- _DIRECTIVE_
Below are the records. Retype, exactly, the lines from the first through the line with "t = np.linspace(0, 1, 401)", and leave out the pictures.

- _INFORMATION SHOWN_
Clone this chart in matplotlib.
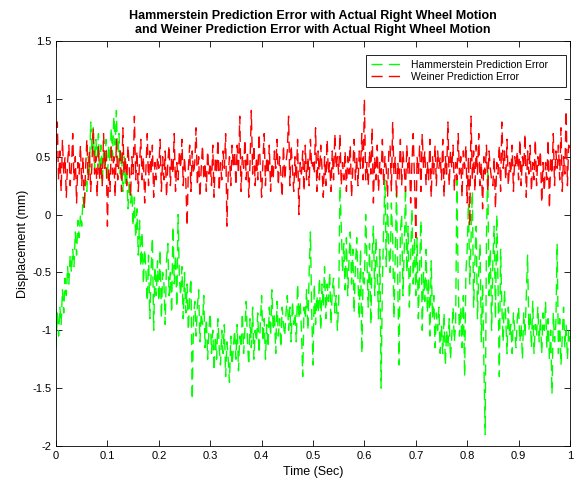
import numpy as np
import matplotlib
matplotlib.use("Agg")
import matplotlib.pyplot as plt

plt.rcParams['font.family'] = ['Liberation Sans', 'DejaVu Sans']

# time axis, 0.0025 s step
t = np.linspace(0, 1, 401)

# Hammerstein prediction error, 20 samples per row = 0.05 s
hammerstein = [
    -1.15, -0.85, -1.05, -0.8, -0.95, -0.65, -0.85, -0.55, -0.7, -0.45, -0.6, -0.35, -0.5, -0.3, -0.45, -0.15, -0.35, -0.05, -0.2, 0.0,
    -0.1, 0.15, 0.05, 0.3, 0.2, 0.5, 0.35, 0.8, 0.55, 0.75, 0.4, 0.65, 0.5, 0.7, 0.35, 0.6, 0.25, 0.55, 0.4, 0.65,
    0.3, 0.6, 0.45, 0.75, 0.5, 0.85, 0.6, 0.9, 0.45, 0.7, 0.35, 0.55, 0.2, 0.5, 0.25, 0.4, 0.05, 0.3, 0.1, 0.2,
    -0.1, 0.15, -0.2, 0.05, -0.35, -0.05, -0.45, -0.15, -0.6, -0.3, -0.5, -0.75, -0.35, -0.9, -0.5, -0.2, -1.0, -0.45, -0.7, -0.4,
    -0.75, -0.3, -0.9, -0.5, -0.6, -0.95, -0.4, -0.25, -0.7, -0.5, -0.85, -0.1, -0.6, -0.35, -0.8, 0.0, -0.55, -0.7, -0.45, -0.9,
    -0.5, -0.85, -0.6, -1.0, -0.7, -0.55, -1.6, -0.9, -0.75, -1.05, -0.8, -0.65, -1.1, -0.85, -0.95, -0.7, -1.15, -0.9, -1.25, -1.0,
    -0.85, -1.2, -1.0, -1.35, -1.05, -1.25, -0.9, -1.15, -1.3, -1.0, -1.2, -0.95, -1.4, -1.1, -1.25, -1.45, -1.05, -1.3, -1.15, -1.0,
    -1.25, -0.95, -1.35, -1.05, -1.15, -0.85, -1.2, -1.0, -0.75, -1.1, -1.3, -0.9, -1.15, -0.8, -1.25, -1.0, -1.1, -0.85, -1.2, -0.95,
    -0.7, -1.1, -0.9, -1.25, -0.95, -1.15, -0.8, -1.05, -0.65, -1.0, -0.85, -1.2, -0.75, -1.05, -0.9, -1.15, -0.8, -0.95, -1.05, -0.85,
    -0.7, -1.0, -0.8, -1.1, -0.75, -0.95, -0.85, -1.1, -0.6, -0.9, -0.75, -1.0, -1.4, -0.8, -0.9, -0.65, -1.0, -0.5, -0.15, -0.85,
    -1.3, -0.6, -0.95, -0.7, -0.85, -0.55, -1.0, -0.6, -0.8, -0.45, -0.9, -0.6, -0.75, -0.5, -0.95, -0.65, -0.55, -0.85, -0.7, -1.0,
    -0.75, 0.25, -0.1, -0.5, -0.25, -0.65, -0.2, -0.7, -0.4, -0.15, -0.6, -0.3, -0.85, -0.45, -0.2, -0.55, -0.9, -0.3, -1.2, -0.5,
    -0.6, 0.0, -0.4, -0.8, -0.25, -0.95, -0.35, -0.1, -0.7, -0.2, -0.5, -0.9, -0.3, -1.5, -0.6, -0.1, 0.3, -0.45, 0.1, -0.3,
    -0.5, 0.1, -0.2, -0.9, -0.35, 0.2, -0.6, -1.3, -0.15, 0.0, -0.7, -0.3, 0.25, -0.5, -0.1, -0.8, -0.4, 0.05, -0.6, -0.2,
    -0.7, -0.2, -0.9, -0.45, -0.05, -1.0, -0.5, -0.75, -0.3, -0.85, -0.55, -1.05, -0.4, -0.9, -0.7, -1.15, -0.85, -1.0, -0.8, -1.2,
    -0.95, -1.2, -0.85, -1.3, -1.0, -1.15, -0.9, -1.25, -1.05, -0.8, -1.1, -0.95, 0.3, -0.6, -1.05, -0.8, -1.15, -0.7, -1.4, -0.5,
    -0.3, 0.1, -0.6, -0.2, 0.2, -0.8, -0.4, -0.1, -0.9, -0.5, -0.25, -1.1, -0.6, -1.3, -1.9, -0.2, 0.4, -0.7, -0.3, -1.0,
    -0.4, -0.1, -0.9, 0.0, -0.6, -1.4, -0.3, -0.8, -1.1, -0.65, -0.9, -1.2, -0.8, -1.05, -0.95, -1.2, -0.85, -1.0, -1.15, -0.9,
    -0.8, -1.1, -0.95, -1.25, -0.85, -1.05, -0.7, -0.35, -1.0, -0.85, -1.15, -0.75, -1.2, -0.95, -1.05, -0.8, -1.1, -0.9, -1.2, -0.85,
    -1.0, -0.75, -1.15, -0.9, -1.25, -1.0, -1.55, -0.85, -1.1, -0.95, -0.25, -1.2, -0.9, -1.3, -1.05, -0.8, -1.15, -0.95, -1.25, -1.0,
    -1.1,
]

# Weiner prediction error
weiner = [
    0.45, 0.8, 0.3, 0.55, 0.2, 0.65, 0.35, 0.5, 0.15, 0.45, 0.6, 0.25, 0.4, 0.7, 0.3, 0.5, 0.1, 0.45, 0.35, 0.6,
    0.25, 0.5, 0.05, 0.4, 0.65, 0.3, 0.55, 0.2, 0.45, 0.75, 0.35, 0.5, 0.15, 0.6, 0.3, 0.45, 0.25, 0.7, 0.4, 0.55,
    -0.1, 0.4, 0.2, 0.6, 0.35, 0.5, 0.15, 0.65, 0.3, 0.45, 0.55, 0.2, 0.75, 0.35, 0.5, 0.25, 0.6, 0.4, 0.15, 0.5,
    0.35, 0.85, 0.3, 0.55, 0.2, 0.45, 0.65, 0.3, 0.5, 0.1, 0.4, 0.7, 0.25, 0.55, 0.35, 0.6, 0.15, 0.45, 0.3, 0.5,
    0.4, 0.65, 0.2, 0.5, 0.3, 0.55, 0.15, 0.45, 0.6, 0.25, 0.5, 0.35, 0.7, 0.2, 0.45, 0.3, 0.55, 0.4, 0.65, 0.25,
    0.5, 0.3, -0.1, 0.4, 0.6, 0.2, 0.55, 0.35, 0.45, 0.75, 0.25, 0.5, 0.15, 0.4, 0.6, 0.3, 0.45, 0.2, 0.55, 0.35,
    0.45, 0.25, 0.6, 0.15, 0.5, 0.35, 0.65, 0.2, 0.45, 0.3, 0.55, 0.4, 0.7, -0.1, 0.35, 0.5, 0.25, 0.6, 0.4, 0.55,
    0.25, 0.6, 0.35, 0.85, 0.2, 0.5, 0.4, 0.65, 0.3, 0.55, 0.15, 0.45, 0.9, 0.35, 0.6, 0.25, 0.5, 0.3, 0.7, 0.4,
    0.15, 0.45, 0.7, 0.25, 0.5, 0.35, 0.6, 0.2, 0.45, 0.3, 0.55, 0.4, 0.65, 0.25, 0.5, 0.35, 0.15, 0.6, 0.3, 0.45,
    0.55, 0.85, 0.25, 0.6, 0.4, 0.2, 0.5, 0.3, 0.65, 0.0, 0.45, 0.35, 0.55, 0.2, 0.6, 0.3, 0.5, 0.25, 0.65, 0.4,
    0.45, 0.35, 0.75, 0.2, 0.55, 0.3, 0.6, 0.4, 0.15, 0.5, 0.25, 0.65, 0.35, 0.45, 0.2, 0.55, 0.3, 0.7, 0.4, 0.5,
    0.35, 0.7, 0.25, 0.45, 0.3, 0.55, 0.2, 0.5, 0.35, 0.6, 0.15, 0.4, 0.65, 0.3, 0.5, 0.25, 0.55, 0.4, 0.7, 0.3,
    1.0, 0.3, 0.45, 0.25, 0.55, 0.35, 0.75, 0.1, 0.5, 0.3, 0.6, 0.2, 0.45, 0.35, 0.65, 0.25, 0.5, 0.4, 0.15, 0.55,
    0.6, 0.2, 0.8, 0.35, 0.5, 0.15, 0.45, 0.3, 0.65, 0.25, 0.55, 0.4, 0.2, 0.6, 0.35, 0.5, 0.1, 0.45, 0.7, 0.3,
    -0.2, 0.5, 0.35, 0.6, 0.2, 0.7, 0.4, 0.55, 0.25, 0.45, 0.3, 0.65, 0.15, 0.5, 0.35, 0.6, 0.25, 0.55, 0.4, 0.5,
    0.3, 0.65, 0.15, 0.5, 0.35, 0.8, 0.25, 0.55, 0.4, 0.6, 0.2, 0.45, 0.3, 0.7, 0.35, 0.5, 0.15, 0.55, 0.4, 0.6,
    0.1, 0.5, -0.1, 0.85, 0.3, 0.55, 0.2, 0.6, 0.35, 0.7, 0.25, 0.45, 0.05, 0.5, 0.35, 0.6, 0.2, 0.55, 0.4, 0.3,
    0.25, 0.5, 0.05, 0.45, 0.35, 0.6, 0.2, 0.8, 0.4, 0.55, 0.3, 0.65, 0.25, 0.45, 0.35, 0.6, 0.2, 0.5, 0.4, 0.55,
    0.3, 0.65, 0.25, 0.5, 0.4, 0.7, 0.15, 0.55, 0.35, 0.6, 0.2, 0.45, 0.3, 0.65, 0.25, 0.5, 0.4, 0.55, 0.1, 0.45,
    0.2, 0.45, 0.3, 0.65, 0.05, 0.5, 0.35, 0.7, 0.25, 0.55, 0.4, 0.6, 0.3, 0.75, 0.2, 0.5, 0.35, 0.9, 0.25, 0.6,
    0.55,
]

xticks = np.arange(0, 1.01, 0.1)
xlabels = ["0", "0.1", "0.2", "0.3", "0.4", "0.5", "0.6", "0.7", "0.8", "0.9", "1"]
yticks = np.arange(-2, 1.51, 0.5)
ylabels = ["-2", "-1.5", "-1", "-0.5", "0", "0.5", "1", "1.5"]

fig = plt.figure(figsize=(5.74, 4.86), dpi=100)
ax = fig.add_axes([0.0976, 0.0823, 0.8954, 0.8333])

ax.plot(t, hammerstein, color=(0, 1, 0), lw=1.0, dashes=(8, 4.5),
        label='Hammerstein Prediction Error')
ax.plot(t, weiner, color=(1, 0, 0), lw=1.0, dashes=(8, 4.5),
        label='Weiner Prediction Error')

ax.set_xlim(0, 1)
ax.set_ylim(-2, 1.5)
ax.set_xticks(xticks)
ax.set_xticklabels(xlabels)
ax.set_yticks(yticks)
ax.set_yticklabels(ylabels)
ax.tick_params(direction='in', top=True, right=True, labelsize=8, length=4, width=0.6)
for s in ax.spines.values():
    s.set_linewidth(0.6)

ax.set_xlabel('Time (Sec)', fontsize=9)
ax.set_ylabel('Displacement (mm)', fontsize=9, labelpad=2)
ax.set_title('Hammerstein Prediction Error with Actual Right Wheel Motion\n'
             'and Weiner Prediction Error with Actual Right Wheel Motion',
             fontsize=9, fontweight='bold', pad=6)

leg = ax.legend(loc='upper left', bbox_to_anchor=(0.603, 0.965, 0.389, 0), mode='expand',
                borderaxespad=0, fontsize=7.5, fancybox=False, framealpha=1,
                edgecolor='black', handlelength=3.2, handletextpad=0.7,
                labelspacing=0.2, borderpad=0.45)
leg.get_frame().set_linewidth(0.6)

fig.savefig('out.png', dpi=100)
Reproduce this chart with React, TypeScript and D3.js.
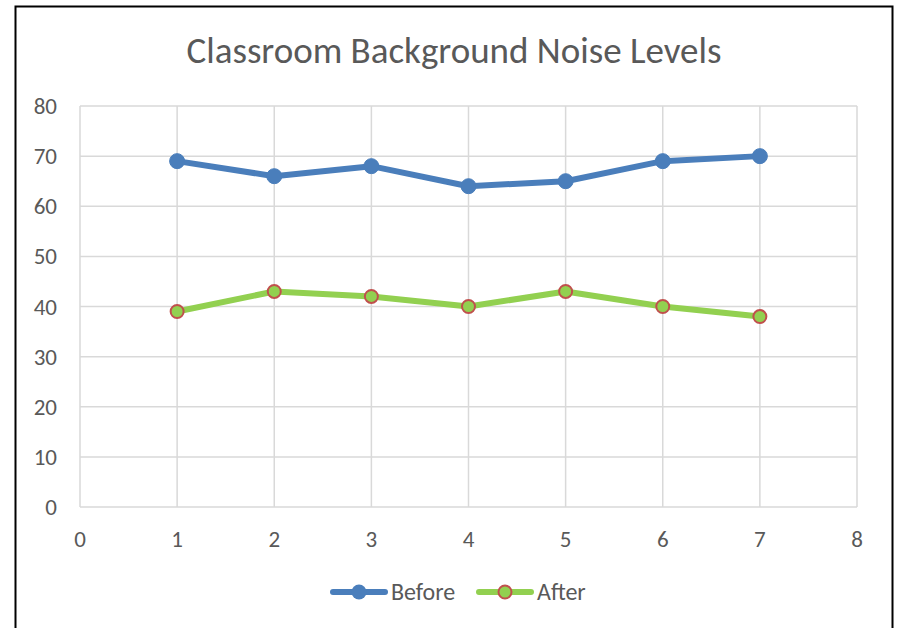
import React from "react";
import * as d3 from "d3";

const xValues = [1, 2, 3, 4, 5, 6, 7];
const beforeValues = [69, 66, 68, 64, 65, 69, 70];
const afterValues = [39, 43, 42, 40, 43, 40, 38];
const xTicks = [0, 1, 2, 3, 4, 5, 6, 7, 8];
const yTicks = [0, 10, 20, 30, 40, 50, 60, 70, 80];
const seriesNames = ["Before", "After"];
const title = "Classroom Background Noise Levels";

const W = 897;
const H = 628;
const FONT = "Calibri, Carlito, 'Open Sans', 'Noto Sans', sans-serif";

export default function App() {
  const x = d3.scaleLinear().domain([0, 8]).range([80, 857]);
  const y = d3.scaleLinear().domain([0, 80]).range([507, 106]);
  const line = d3
    .line<number>()
    .x((_, i) => x(xValues[i]))
    .y((d) => y(d));
  const blue = "#4A7EBB";
  const green = "#92D050";
  const red = "#C0504D";
  const textColor = "#595959";
  const grid = "#D9D9D9";

  return (
    <svg
      width={W}
      height={H}
      style={{ position: "absolute", left: 0, top: 0 }}
      fontFamily={FONT}
    >
      <rect x={0} y={0} width={W} height={H} fill="#fff" />
      <rect x={15.5} y={6.5} width={877} height={640} fill="none" stroke="#000" strokeWidth={2} />
      <text x={454} y={63} textAnchor="middle" fontSize={37} fill={textColor}>
        {title}
      </text>
      {yTicks.map((t) => (
        <line key={"h" + t} x1={80} x2={857} y1={y(t)} y2={y(t)} stroke={grid} strokeWidth={1.5} />
      ))}
      {xTicks.map((t) => (
        <line key={"v" + t} x1={x(t)} x2={x(t)} y1={y(0)} y2={y(80)} stroke={grid} strokeWidth={1.5} />
      ))}
      {yTicks.map((t) => (
        <text key={"yl" + t} x={57} y={y(t) + 8} textAnchor="end" fontSize={23} fill={textColor}>
          {t}
        </text>
      ))}
      {xTicks.map((t) => (
        <text key={"xl" + t} x={x(t)} y={547} textAnchor="middle" fontSize={23} fill={textColor}>
          {t}
        </text>
      ))}
      <path d={line(beforeValues) || ""} fill="none" stroke={blue} strokeWidth={6} strokeLinejoin="round" strokeLinecap="round" />
      <path d={line(afterValues) || ""} fill="none" stroke={green} strokeWidth={6} strokeLinejoin="round" strokeLinecap="round" />
      {beforeValues.map((v, i) => (
        <circle key={"b" + i} cx={x(xValues[i])} cy={y(v)} r={7.5} fill={blue} stroke={blue} strokeWidth={1} />
      ))}
      {afterValues.map((v, i) => (
        <circle key={"a" + i} cx={x(xValues[i])} cy={y(v)} r={6.5} fill={green} stroke={red} strokeWidth={2} />
      ))}
      {/* legend */}
      <line x1={333} x2={385} y1={592} y2={592} stroke={blue} strokeWidth={6} strokeLinecap="round" />
      <circle cx={359} cy={592} r={7.5} fill={blue} />
      <text x={391} y={600} fontSize={24} fill={textColor}>{seriesNames[0]}</text>
      <line x1={479} x2={531} y1={592} y2={592} stroke={green} strokeWidth={6} strokeLinecap="round" />
      <circle cx={505} cy={592} r={6.5} fill={green} stroke={red} strokeWidth={2} />
      <text x={537} y={600} fontSize={24} fill={textColor}>{seriesNames[1]}</text>
    </svg>
  );
}
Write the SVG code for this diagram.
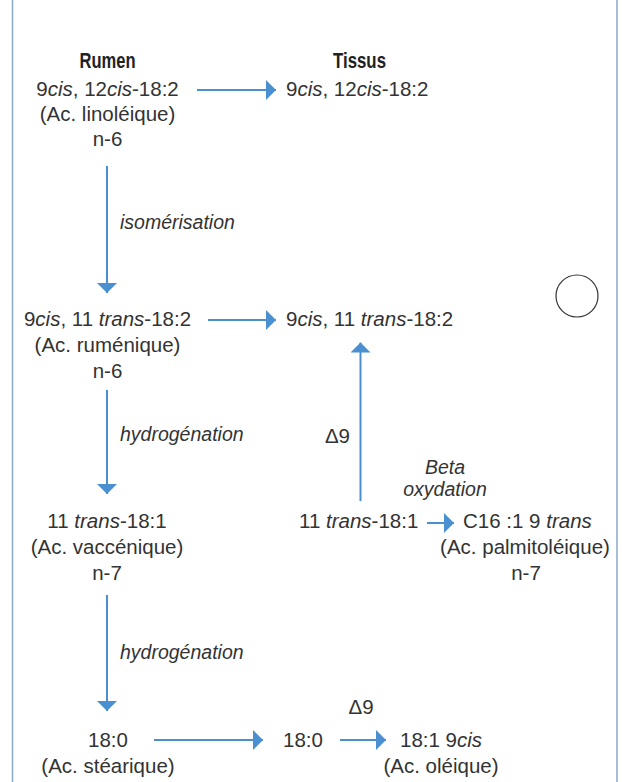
<svg xmlns="http://www.w3.org/2000/svg" width="622" height="782" viewBox="0 0 622 782">
<style>
text{font-family:"Liberation Sans",Arial,sans-serif;font-size:20.5px;fill:#333}
.c{text-anchor:middle}
.b{font-weight:bold;fill:#222;font-size:21.5px}
.i{font-style:italic}
.lbl{font-style:italic;font-size:19.5px}
.arr{stroke:#4a8fcf;stroke-width:2;fill:none;marker-end:url(#ah)}
.frame{stroke:#8aa8c8;stroke-width:1.5}
</style>
<defs>
<marker id="ah" markerUnits="userSpaceOnUse" viewBox="0 0 10 20" markerWidth="10" markerHeight="20" refX="10" refY="10" orient="auto">
<path d="M0,0 L10,10 L0,20 z" fill="#4a8fcf"/>
</marker>
</defs>
<rect width="622" height="782" fill="#fff"/>
<g id="frame">
<line class="frame" x1="12.5" y1="0" x2="12.5" y2="782"/>
<line class="frame" x1="617" y1="0" x2="617" y2="782"/>
</g>
<g id="connectors">
<line class="arr" x1="197" y1="90" x2="276" y2="90"/>
<line class="arr" x1="107" y1="166" x2="107" y2="293"/>
<line class="arr" x1="208" y1="320" x2="276" y2="320"/>
<line class="arr" x1="360.5" y1="501" x2="360.5" y2="342.5"/>
<line class="arr" x1="107" y1="390" x2="107" y2="494"/>
<line class="arr" x1="427" y1="523" x2="454" y2="523"/>
<line class="arr" x1="107" y1="595" x2="107" y2="711"/>
<line class="arr" x1="154" y1="740" x2="263" y2="740"/>
<line class="arr" x1="340" y1="740" x2="386" y2="740"/>
</g>
<g id="labels">
<text class="lbl" x="120" y="229">isomérisation</text>
<text class="lbl" x="120" y="441">hydrogénation</text>
<text class="lbl" x="120" y="659">hydrogénation</text>
<text x="350" y="443" text-anchor="end">Δ9</text>
<text class="lbl c" x="445" y="474">Beta</text>
<text class="lbl c" x="445" y="496">oxydation</text>
<text class="c" x="361" y="714">Δ9</text>
</g>
<g id="rumen-title"><text class="b c" x="107.5" y="68" textLength="56" lengthAdjust="spacingAndGlyphs">Rumen</text></g>
<g id="tissus-title"><text class="b c" x="359.5" y="68" textLength="53" lengthAdjust="spacingAndGlyphs">Tissus</text></g>
<g id="linoleique">
<text class="c" x="107.5" y="96">9<tspan class="i">cis</tspan>, 12<tspan class="i">cis</tspan>-18:2</text>
<text class="c" x="107.5" y="121">(Ac. linoléique)</text>
<text class="c" x="107.5" y="146">n-6</text>
</g>
<g id="linoleique-tissus">
<text x="286" y="96">9<tspan class="i">cis</tspan>, 12<tspan class="i">cis</tspan>-18:2</text>
</g>
<g id="rumenique">
<text class="c" x="107.5" y="326">9<tspan class="i">cis</tspan>, 11 <tspan class="i">trans</tspan>-18:2</text>
<text class="c" x="107.5" y="352">(Ac. ruménique)</text>
<text class="c" x="107.5" y="378">n-6</text>
</g>
<g id="rumenique-tissus">
<text x="286" y="326">9<tspan class="i">cis</tspan>, 11 <tspan class="i">trans</tspan>-18:2</text>
</g>
<g id="vaccenique">
<text class="c" x="107" y="528">11 <tspan class="i">trans</tspan>-18:1</text>
<text class="c" x="107" y="554">(Ac. vaccénique)</text>
<text class="c" x="107" y="580">n-7</text>
</g>
<g id="vaccenique-tissus">
<text x="299" y="528">11 <tspan class="i">trans</tspan>-18:1</text>
</g>
<g id="palmitoleique">
<text x="463" y="528">C16 :1 9 <tspan class="i">trans</tspan></text>
<text class="c" x="525" y="554">(Ac. palmitoléique)</text>
<text class="c" x="526" y="580">n-7</text>
</g>
<g id="stearique">
<text class="c" x="108" y="747">18:0</text>
<text class="c" x="108" y="773">(Ac. stéarique)</text>
</g>
<g id="stearique-tissus"><text class="c" x="303" y="747">18:0</text></g>
<g id="oleique">
<text x="400" y="747">18:1 9<tspan class="i">cis</tspan></text>
<text class="c" x="441" y="773">(Ac. oléique)</text>
</g>
<g id="circle"><circle cx="577" cy="296" r="21" fill="none" stroke="#333" stroke-width="1.2"/></g>
</svg>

- _FINAL ANSWER_
Clone this chart in matplotlib.
import numpy as np
import matplotlib
matplotlib.use("Agg")
import matplotlib.pyplot as plt

plt.rcParams['font.family'] = ['Liberation Sans', 'DejaVu Sans']

# time axis, 0.0025 s step
t = np.linspace(0, 1, 401)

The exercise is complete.